Thanks to Josh and Amy, I've got another child. Only this one is green, with baggy pants and I don't have to actually feed him.
Sometime soon, Wally the Build A Bear will arrive on my front porch.
I give him 2.3 hours before Rakes has him tied to the ceiling fan or Trot has him hogtied to the bush in the front yard. This place is like "Goodfellas", only for minors. Which means the mayhem is the same but the language is a little more PG.
I'm pretty sure I'm not gonna make it until Friday night for a Red Sox game; I'm already twitching in my easy chair as I flip channels and curse under my breath. What can I say; the winter is never a fun time around the RSD's house.

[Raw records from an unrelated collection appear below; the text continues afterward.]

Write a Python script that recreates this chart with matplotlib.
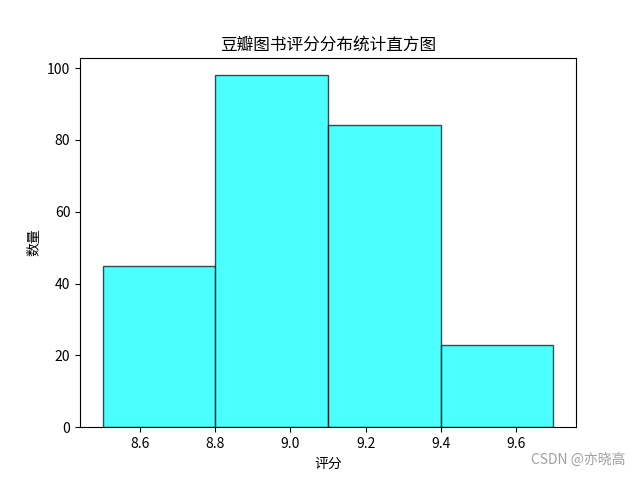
import matplotlib
matplotlib.use('Agg')
import matplotlib.pyplot as plt

plt.rcParams['font.family'] = ['Noto Sans CJK SC', 'DejaVu Sans']
plt.rcParams['axes.unicode_minus'] = False

# 分箱边界与各箱数量
bin_edges = [8.5, 8.8, 9.1, 9.4, 9.7]
counts = [45, 98, 84, 23]
bin_lefts = bin_edges[:-1]
bin_widths = [b - a for a, b in zip(bin_edges[:-1], bin_edges[1:])]

fig, ax = plt.subplots(figsize=(6.4, 4.8), dpi=100)
ax.hist(bin_lefts, bins=bin_edges, weights=counts,
        color='cyan', edgecolor='black', alpha=0.7)
ax.set_title('豆瓣图书评分分布统计直方图')
ax.set_xlabel('评分')
ax.set_ylabel('数量')
ax.set_xticks([8.6, 8.8, 9.0, 9.2, 9.4, 9.6])

fig.text(0.977, 0.027, 'CSDN @亦晓高', ha='right', va='bottom',
         color='#a0a0a0', fontsize=10)

plt.savefig('out.png', dpi=100)
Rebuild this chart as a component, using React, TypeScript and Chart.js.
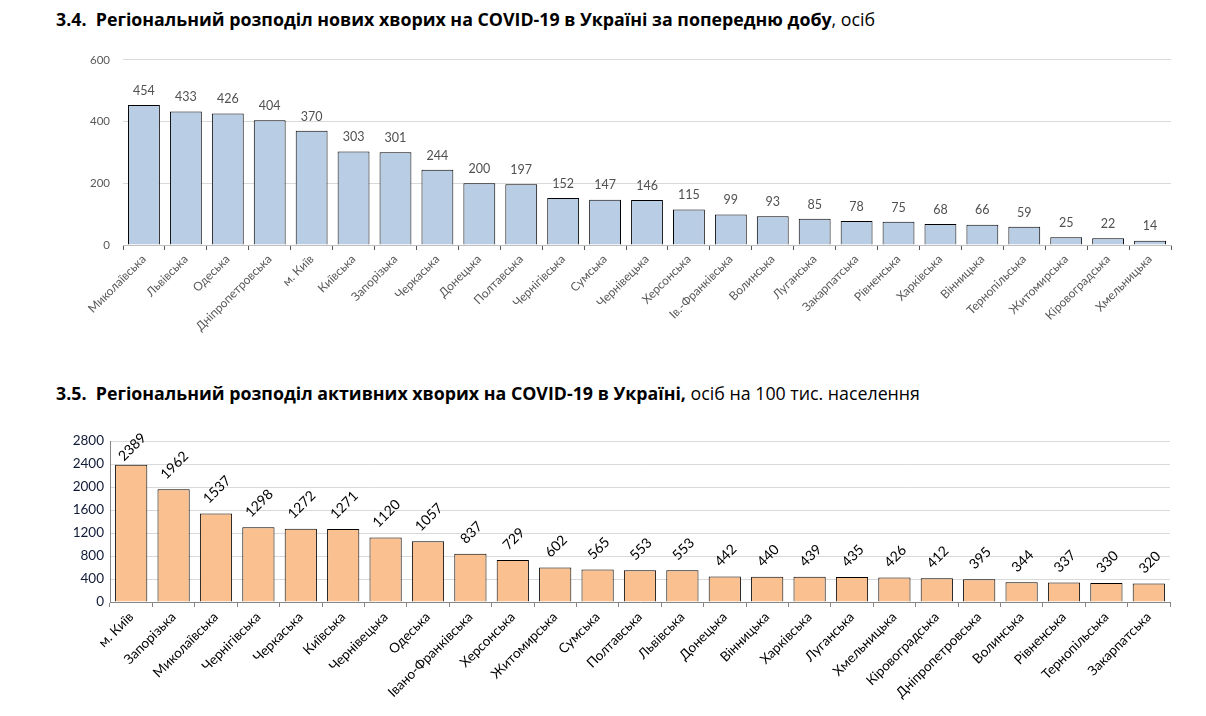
import React, { useEffect, useRef } from "react";
import { Chart, registerables } from "chart.js";

Chart.register(...registerables);

// ---------- Data: chart 3.4 ----------
const regionsNew = [
  "Миколаївська", "Львівська", "Одеська", "Дніпропетровська", "м. Київ",
  "Київська", "Запорізька", "Черкаська", "Донецька", "Полтавська",
  "Чернігівська", "Сумська", "Чернівецька", "Херсонська", "Ів.-Франківська",
  "Волинська", "Луганська", "Закарпатська", "Рівненська", "Харківська",
  "Вінницька", "Тернопільська", "Житомирська", "Кіровоградська", "Хмельницька",
];
const newCases = [
  454, 433, 426, 404, 370, 303, 301, 244, 200, 197, 152, 147, 146, 115, 99,
  93, 85, 78, 75, 68, 66, 59, 25, 22, 14,
];
const newTicks = [0, 200, 400, 600];

// ---------- Data: chart 3.5 ----------
const regionsActive = [
  "м. Київ", "Запорізька", "Миколаївська", "Чернігівська", "Черкаська",
  "Київська", "Чернівецька", "Одеська", "Івано-Франківська", "Херсонська",
  "Житомирська", "Сумська", "Полтавська", "Львівська", "Донецька",
  "Вінницька", "Харківська", "Луганська", "Хмельницька", "Кіровоградська",
  "Дніпропетровська", "Волинська", "Рівненська", "Тернопільська", "Закарпатська",
];
const activeCases = [
  2389, 1962, 1537, 1298, 1272, 1271, 1120, 1057, 837, 729, 602, 565, 553,
  553, 442, 440, 439, 435, 426, 412, 395, 344, 337, 330, 320,
];
const activeTicks = [0, 400, 800, 1200, 1600, 2000, 2400, 2800];

const FONT = "Lato, 'Open Sans', 'DejaVu Sans', sans-serif";
const TITLE_FONT = "'Open Sans', Lato, sans-serif";

function valueLabels(font: string, size: number, color: string, rotate: boolean) {
  return {
    id: "valueLabels",
    afterDatasetsDraw(chart: any) {
      const ctx = chart.ctx;
      const meta = chart.getDatasetMeta(0);
      const data = chart.data.datasets[0].data as number[];
      const top = chart.chartArea.top;
      ctx.save();
      ctx.font = font;
      ctx.fillStyle = color;
      meta.data.forEach((bar: any, i: number) => {
        const { x, y } = bar.getProps(["x", "y"], true);
        const txt = String(data[i]);
        if (rotate) {
          const w = ctx.measureText(txt).width;
          const half = ((w + size * 0.7) * Math.SQRT1_2) / 2;
          let cy = y - 9 - half;
          if (cy < top + 6) cy = top + 6;
          ctx.save();
          ctx.translate(x + 1, cy);
          ctx.rotate(-Math.PI / 4);
          ctx.textAlign = "center";
          ctx.textBaseline = "middle";
          ctx.fillText(txt, 0, 0);
          ctx.restore();
        } else {
          ctx.textAlign = "center";
          ctx.textBaseline = "bottom";
          ctx.fillText(txt, x, y - 8);
        }
      });
      ctx.restore();
    },
  };
}

function NewCasesChart() {
  const ref = useRef<HTMLCanvasElement>(null);
  useEffect(() => {
    const chart = new Chart(ref.current!, {
      type: "bar",
      data: {
        labels: regionsNew,
        datasets: [
          {
            data: newCases,
            backgroundColor: "#B9CDE5",
            borderColor: "#000000",
            borderWidth: 1,
            barPercentage: 0.76,
            categoryPercentage: 1,
          },
        ],
      },
      options: {
        responsive: false,
        animation: false,
        devicePixelRatio: 1,
        layout: { padding: { left: 73, right: 35, top: 16, bottom: 0 } },
        plugins: { legend: { display: false }, tooltip: { enabled: false } },
        scales: {
          x: {
            grid: {
              drawOnChartArea: false,
              drawTicks: true,
              tickLength: 5,
              color: "#595959",
              offset: true,
            },
            border: { color: "#BFBFBF" },
            ticks: {
              autoSkip: false,
              maxRotation: 45,
              minRotation: 45,
              color: "#595959",
              font: { family: FONT, size: 12 },
              padding: 2,
            },
            afterFit: (s: any) => {
              s.height = 100;
            },
          },
          y: {
            min: 0,
            max: 600,
            afterBuildTicks: (s: any) => {
              s.ticks = newTicks.map((v) => ({ value: v }));
            },
            grid: { color: "#D9D9D9", drawTicks: false },
            border: { display: false },
            ticks: {
              color: "#595959",
              font: { family: FONT, size: 11.5 },
              padding: 13,
              callback: (v: any) => String(v),
            },
            afterFit: (s: any) => {
              s.width = 50;
            },
          },
        },
      },
      plugins: [valueLabels(`12.5px ${FONT}`, 12.5, "#505050", false)],
    });
    return () => chart.destroy();
  }, []);
  return (
    <canvas
      ref={ref}
      width={1206}
      height={305}
      style={{ position: "absolute", left: 0, top: 40, width: 1206, height: 305 }}
    />
  );
}

function ActiveCasesChart() {
  const ref = useRef<HTMLCanvasElement>(null);
  useEffect(() => {
    const chart = new Chart(ref.current!, {
      type: "bar",
      data: {
        labels: regionsActive,
        datasets: [
          {
            data: activeCases,
            backgroundColor: "#FAC090",
            borderColor: "#000000",
            borderWidth: 1,
            barPercentage: 0.76,
            categoryPercentage: 1,
          },
        ],
      },
      options: {
        responsive: false,
        animation: false,
        devicePixelRatio: 1,
        layout: { padding: { left: 60, right: 36, top: 21, bottom: 0 } },
        plugins: { legend: { display: false }, tooltip: { enabled: false } },
        scales: {
          x: {
            grid: {
              drawOnChartArea: false,
              drawTicks: true,
              tickLength: 5,
              color: "#868686",
              offset: true,
            },
            border: { color: "#868686" },
            ticks: {
              autoSkip: false,
              maxRotation: 45,
              minRotation: 45,
              color: "#000000",
              font: { family: FONT, size: 13.5 },
              padding: 2,
            },
            afterFit: (s: any) => {
              s.height = 110;
            },
          },
          y: {
            min: 0,
            max: 2800,
            afterBuildTicks: (s: any) => {
              s.ticks = activeTicks.map((v) => ({ value: v }));
            },
            grid: { color: "#D9D9D9", drawTicks: false },
            border: { display: true, color: "#868686" },
            ticks: {
              color: "#101a35",
              font: { family: FONT, size: 13.5 },
              padding: 6,
              callback: (v: any) => String(v),
            },
            afterFit: (s: any) => {
              s.width = 50;
            },
          },
        },
      },
      plugins: [valueLabels(`14px ${FONT}`, 14, "#000000", true)],
    });
    return () => chart.destroy();
  }, []);
  return (
    <canvas
      ref={ref}
      width={1206}
      height={292}
      style={{ position: "absolute", left: 0, top: 420, width: 1206, height: 292 }}
    />
  );
}

export default function App() {
  useEffect(() => {
    document.body.style.margin = "0";
  }, []);
  const titleStyle: React.CSSProperties = {
    position: "absolute",
    left: 56,
    fontFamily: TITLE_FONT,
    fontSize: 17.8,
    lineHeight: "24px",
    color: "#000",
    whiteSpace: "nowrap",
  };
  return (
    <div style={{ position: "relative", width: 1206, height: 716, background: "#fff", overflow: "hidden" }}>
      <div style={{ ...titleStyle, top: 7 }}>
        <b>3.4.&nbsp; Регіональний розподіл нових хворих на COVID-19 в Україні за попередню добу</b>, осіб
      </div>
      <NewCasesChart />
      <div style={{ ...titleStyle, top: 381 }}>
        <b>3.5.&nbsp; Регіональний розподіл активних хворих на COVID-19 в Україні,</b> осіб на 100 тис. населення
      </div>
      <ActiveCasesChart />
    </div>
  );
}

And so I wait. For Joe Maddon, Erik Hinske, and Carlos Pena to invade my living room from the tomb known as Tropicana Field. For Chip freaking Carey and Buck Martinez to send me over the edge. And for Papi to send a James Shield fastball rattling around the catwalks of that mortuary they call home field. As much as I'm glad to see the Yankees sitting at home for the playoffs, I'm that much more irritated we've gotta play the Rays in the ALCS; they don't KNOW they shouldn't be here.
I've spent the last few days getting prepared; Extra Pepto in the medicine cabinet, a Raggedy Andy doll to punch repeatedly, and Darrin at Best Buy on speed dial just in case I decide to go Elvis Presley on my television Friday night.
Somebody tell me again how all this is good for me?